- Do this
Pictures stay out of this copy, which runs from the first line of the material through the line containing "import pandas as pd".

* Begin Dataset excerpt *

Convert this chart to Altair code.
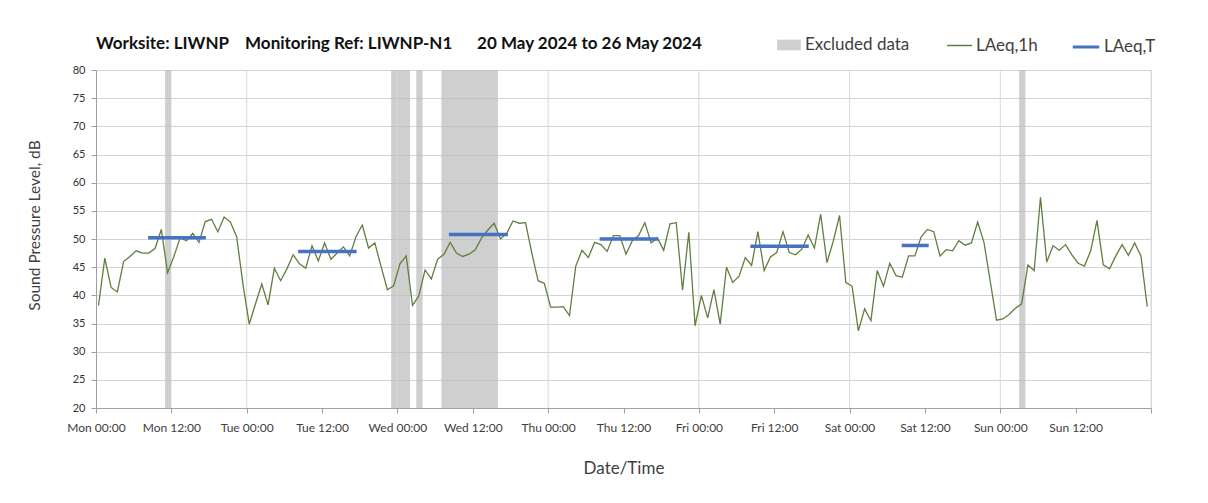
import altair as alt
import pandas as pd

# Hourly LAeq,1h readings, Mon 20 May 00:00 -> Sun 26 May 23:00 (168 hours)
laeq_1h = [
    38.2, 46.6, 41.4, 40.6, 46.0, 46.9, 47.9, 47.5, 47.5, 48.3, 51.7, 44.0,
    46.9, 50.2, 49.7, 51.0, 49.4, 53.1, 53.5, 51.3, 53.9, 53.0, 50.4, 42.0,
    34.9, 38.5, 42.0, 38.3, 44.8, 42.6, 44.7, 47.2, 45.6, 44.8, 48.8, 46.1,
    49.3, 46.4, 47.5, 48.6, 47.0, 50.4, 52.5, 48.4, 49.3, 45.1, 41.0, 41.7,
    45.6, 47.0, 38.2, 39.9, 44.5, 42.9, 46.4, 47.3, 49.4, 47.5, 46.9, 47.3,
    48.1, 50.2, 51.6, 52.8, 50.0, 51.0, 53.2, 52.8, 52.9, 47.5, 42.6, 42.1,
    37.9, 37.9, 38.0, 36.4, 45.2, 48.0, 46.7, 49.4, 49.0, 47.8, 50.6, 50.6,
    47.3, 49.7, 50.6, 52.9, 49.3, 50.2, 48.0, 52.7, 52.9, 40.9, 51.2, 34.6,
    40.0, 36.0, 41.0, 34.9, 45.0, 42.3, 43.4, 46.7, 45.3, 51.3, 44.4, 46.8,
    47.6, 51.3, 47.6, 47.2, 48.2, 50.7, 48.4, 54.4, 45.8, 49.6, 54.2, 42.3,
    41.6, 33.7, 37.6, 35.5, 44.4, 41.6, 45.7, 43.5, 43.2, 47.0, 47.0, 50.4,
    51.7, 51.3, 47.0, 48.1, 47.9, 49.7, 48.9, 49.3, 53.0, 49.4, 42.5, 35.6,
    35.8, 36.6, 37.7, 38.5, 45.4, 44.4, 57.4, 45.9, 48.8, 48.0, 49.0, 47.2,
    45.7, 45.2, 47.9, 53.3, 45.4, 44.7, 47.0, 49.0, 47.1, 49.3, 47.0, 38.0,
]
reading_offset_h = 0.4  # readings are time-stamped a little after each hour

# Excluded data periods (hours since Mon 00:00)
excl_start = [11, 47, 51, 55, 147]
excl_end = [12, 50, 52, 64, 148]

# LAeq,T daytime periods (hours since Mon 00:00) and levels
t_start = [8.3, 32.2, 56.2, 80.2, 104.2, 128.3]
t_end = [17.5, 41.5, 65.6, 89.5, 113.5, 132.6]
t_level = [50.2, 47.8, 50.8, 50.0, 48.7, 48.85]

# day boundaries (midnights) for the vertical gridlines
day_bounds = [24, 48, 72, 96, 120, 144, 168]

x_ticks = list(range(0, 169, 12))
y_ticks = list(range(20, 81, 5))

FONT = "Lato"
W, H = 1055, 338

line_df = pd.DataFrame({
    "h": [i + reading_offset_h for i in range(len(laeq_1h))],
    "v": laeq_1h,
    "s": ["LAeq,1h"] * len(laeq_1h),
})
excl_df = pd.DataFrame({"a": excl_start, "b": excl_end, "s": ["Excluded data"] * len(excl_start)})
t_df = pd.DataFrame({"a": t_start, "b": t_end, "v": t_level, "s": ["LAeq,T"] * len(t_start)})
grid_df = pd.DataFrame({"d": day_bounds})

x_scale = alt.Scale(domain=[0, 168], nice=False, zero=False)
y_scale = alt.Scale(domain=[20, 80], nice=False, zero=False)

label_expr = (
    "datum.value >= 168 ? '' : "
    "substring('MonTueWedThuFriSatSun', floor(datum.value/24)*3, floor(datum.value/24)*3+3)"
    " + (datum.value % 24 == 0 ? ' 00:00' : ' 12:00')"
)

x_axis = alt.Axis(
    values=x_ticks, labelExpr=label_expr, title="Date/Time",
    grid=False, labelOverlap=False, labelFlush=False,
    domainColor="#a0a0a0", tickColor="#a0a0a0", tickSize=5,
    labelFont=FONT, labelFontSize=12, labelColor="#404040", labelPadding=9,
    titleFont=FONT, titleFontSize=17, titleFontWeight="normal", titleColor="#404040",
    titlePadding=27,
)
y_axis = alt.Axis(
    values=y_ticks, title="Sound Pressure Level, dB",
    grid=True, gridColor="#d4d4d4",
    domainColor="#a0a0a0", tickColor="#a0a0a0", tickSize=5,
    labelFont=FONT, labelFontSize=11, labelColor="#333333", labelPadding=6,
    titleFont=FONT, titleFontSize=15.5, titleFontWeight="normal", titleColor="#404040",
    titlePadding=30, titleY=155,
)

def leg(x, path, size, sw=None):
    kw = dict(orient="none", legendX=x, legendY=-38, title=None,
              labelFont=FONT, labelFontSize=17, labelColor="#404040",
              symbolType=path, symbolSize=size, labelOffset=3)
    if sw is not None:
        kw["symbolStrokeWidth"] = sw
    return alt.Legend(**kw)

bands = alt.Chart(excl_df).mark_rect(opacity=0.7).encode(
    x=alt.X("a:Q", scale=x_scale, axis=x_axis),
    x2="b:Q",
    y=alt.Y(datum=80, type="quantitative", scale=y_scale, axis=y_axis),
    y2=alt.datum(20),
    color=alt.Color("s:N", scale=alt.Scale(domain=["Excluded data"], range=["#bababa"]),
                    legend=leg(680, "M-1,-0.45H1V0.45H-1Z", 560)),
)

vgrid = alt.Chart(grid_df).mark_rule(color="#d8d8d8", strokeWidth=1).encode(
    x=alt.X("d:Q", scale=x_scale, axis=x_axis),
)

line = alt.Chart(line_df).mark_line(strokeWidth=1.3).encode(
    x=alt.X("h:Q", scale=x_scale, axis=x_axis),
    y=alt.Y("v:Q", scale=y_scale, axis=y_axis),
    color=alt.Color("s:N", scale=alt.Scale(domain=["LAeq,1h"], range=["#5f7f3f"]),
                    legend=leg(850, "stroke", 625, 1.5)),
)

rules = alt.Chart(t_df).mark_rule(strokeWidth=3.5).encode(
    x=alt.X("a:Q", scale=x_scale, axis=x_axis),
    x2="b:Q",
    y=alt.Y("v:Q", scale=y_scale, axis=y_axis),
    color=alt.Color("s:N", scale=alt.Scale(domain=["LAeq,T"], range=["#4472c4"]),
                    legend=leg(975, "stroke", 700, 3)),
)

title_text = ("Worksite: LIWNP\u00a0\u00a0\u00a0 Monitoring Ref: LIWNP-N1"
              "\u00a0\u00a0\u00a0\u00a0\u00a0 20 May 2024 to 26 May 2024")

chart = (
    alt.layer(bands, vgrid, line, rules)
    .resolve_scale(color="independent")
    .properties(
        width=W, height=H,
        title=alt.Title(title_text, anchor="start", frame="group", font=FONT,
                        fontSize=17, fontWeight="bold", color="#111111", offset=-21),
        autosize=alt.AutoSizeParams(type="none"),
        padding={"left": 88, "top": 62, "right": 45, "bottom": 80},
    )
    .configure_view(stroke="#a0a0a0", strokeWidth=1)
    .configure(background="white")
)

chart.save("out.html", embed_options={"renderer": "svg", "actions": False})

* End Dataset excerpt *

- Answer below
Convert this chart to Altair code.
import altair as alt
import pandas as pd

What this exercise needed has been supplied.